HUNTSVILLE, Ala. -- The city of Huntsville is growing and changing every day. There are several ways to view and research history, but as our great city builds up, we're given the opportunity to look down and discover our true roots... in the bricks we're built on.

Yes, the bricks.

“The idea and the building, the making, the laying, the history of the city, then I realized….it was all about bricks," Carol Codori said.

Codori is a member of both the Historic Huntsville Foundation and the Huntsville/Madison County Historical Society. She has become a sort of "brick enthusiast" since she spearheaded the revitalization of an old sidewalk exhibited on the Downtown Huntsville square.

Since that project, her curiosity hasn't stopped her from learning more.

"They were made of the soil, they were made by hand, and they’re all around me, they always are in every city," Codori said. "Then I said 'ah, this is the basis, this is the root literally, coming from the soil.'"

The bricks that support our buildings and our roads tell us about our city's history, but they're also changing along with the growth of the city.

"You realize the roots and the soil are changing those sidewalks and pushing them and moving them," Codori said.

Sometimes as we bring in the new, we discover the old. An old sidewalk was uncovered during construction on Holmes Avenue at Dement Street in Huntsville.

Local postcard collectors The Southpaw have a postcard that shows the same original brick.

Local postcard collectors The Southpaw have a postcard that shows the same original brick.

Codori guesses the machine-cut bricks on Holmes Avenue were starting to be laid in the city post-Civil War, in the late 1860s.

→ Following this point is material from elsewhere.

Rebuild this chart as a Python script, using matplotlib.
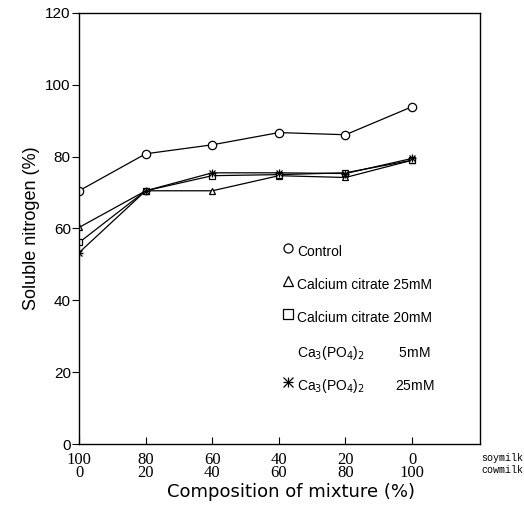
import matplotlib
matplotlib.use("Agg")
import matplotlib.pyplot as plt

soymilk = [100, 80, 60, 40, 20, 0]
cowmilk = [0, 20, 40, 60, 80, 100]
control = [70.5, 80.8, 83.3, 86.7, 86.1, 93.9]
citrate25 = [60.3, 70.5, 70.5, 74.7, 74.2, 79.0]
citrate20 = [56.1, 70.5, 74.7, 75.0, 75.5, 79.0]
phos25 = [53.3, 70.5, 75.5, 75.5, 75.3, 79.5]
yticks = [0, 20, 40, 60, 80, 100, 120]

fig = plt.figure(figsize=(5.24, 5.13), dpi=100)
ax = fig.add_axes([0.151, 0.1345, 0.765, 0.8402])
xs = list(range(len(soymilk)))
lw = 0.9
ax.plot(xs, control, '-o', color='black', lw=lw, ms=6, mfc='white', mew=0.9)
ax.plot(xs, citrate25, '-^', color='black', lw=lw, ms=5, mfc='white', mew=0.9)
ax.plot(xs, citrate20, '-s', color='black', lw=lw, ms=4.5, mfc='white', mew=0.9)
ax.plot(xs, phos25, '-x', color='black', lw=lw, ms=5, mew=0.9)
ax.plot(xs, phos25, '+', color='black', ms=6, mew=0.9)

ax.set_xlim(0, 6.02)
ax.set_ylim(0, 120)
ax.set_yticks(yticks)
ax.set_yticklabels([str(v) for v in yticks], fontfamily='Liberation Sans', fontsize=11)
ax.set_xticks(xs)
ax.set_xticklabels([f"{s}\n{c}" for s, c in zip(soymilk, cowmilk)],
                   fontfamily='Liberation Serif', fontsize=12, linespacing=0.75)
ax.tick_params(axis='x', direction='in', length=5, pad=6)
ax.tick_params(axis='y', direction='out', length=5, pad=1)
for s in ax.spines.values():
    s.set_linewidth(1.0)

ax.set_ylabel('Soluble nitrogen (%)', fontfamily='Liberation Sans', fontsize=13, labelpad=4)
fig.text(0.555, 0.04, 'Composition of mixture (%)', ha='center', va='center',
         fontfamily='DejaVu Sans', fontsize=13)
fig.text(0.919, 0.107, 'soymilk', ha='left', va='center', fontfamily='Liberation Mono', fontsize=7.2)
fig.text(0.919, 0.084, 'cowmilk', ha='left', va='center', fontfamily='Liberation Mono', fontsize=7.2)

# legend drawn manually in axes data coords
labels = ['Control', 'Calcium citrate 25mM', 'Calcium citrate 20mM',
          r'Ca$_3$(PO$_4$)$_2$         5mM', r'Ca$_3$(PO$_4$)$_2$        25mM']
markers = ['o', '^', 's', None, 'x']
ly = [53.5, 44.2, 35.0, 25.3, 16.1]
for lab, mk, yv in zip(labels, markers, ly):
    if mk is not None:
        ax.plot([3.13], [yv + 1.2], marker=mk, color='black', mfc='white', ms=6.5, mew=0.9,
                ls='none', clip_on=False)
        if mk == 'x':
            ax.plot([3.13], [yv + 1.2], marker='+', color='black', ms=7.5, mew=0.9, ls='none')
    ax.text(3.27, yv, lab, ha='left', va='center', fontfamily='Liberation Sans', fontsize=10)

fig.savefig('out.png', dpi=100)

And rail tracks were probably laid down to support a streetcar system in the late 1880s.

"By 1869, people were back in gear, and public works were back," Codori said.

Codori will continue digging into the history of the city’s foundation. She says again, it’s all about your roots.

"It’s about what built the reason you’re here," she said. "People were here before and they were building this and making it accessible to us now.”